I am now halfway through this toxicology rotation, and I really love it. It's mostly didactics and not very much clinical stuff, but the subject is really interesting, and the attending has all kinds of cool stories to tell. For example, he testified for a criminal trial where someone poisoned the defendant. That was definitely cool. He also gets to travel around a lot. Monday he'll be doing consults, so we're going to go with him. I'm looking forward to that. We're also each going to do a presentation at the end on some kind of tox topic. Mine will be on alcohol withdrawal.

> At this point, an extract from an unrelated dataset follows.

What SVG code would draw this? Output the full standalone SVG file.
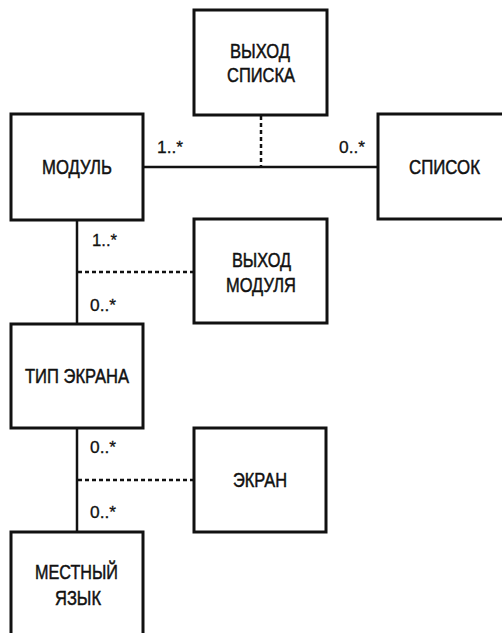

We spent Monday morning in the attending's lead clinic. This is an outpatient clinic where he sees kids who have lead poisoning, usually due to ingesting or inhaling lead-based paints. If their lead levels are high enough, he chelates them. (Chelators are chemicals that bind to lead so that the body can excrete it.) Since a lot of the buildings in Cleveland are relatively old, especially in the poorer areas of town, there is still a lot of lead-based paint here. One family had three little girls, all with almost the same names. The nurse practitioner was having trouble remembering which one was which, but the funniest thing was that the girls' mother was having the same problem.
Today's afternoon seminar was on the art of physical diagnosis, or rather, how this art is being lost because of the dependence on technology. We didn't actually practice any physical diagnosis, mind you, just talked about how we don't really learn it. Again, it's an important topic to think about, but three hours of it is really not necessary.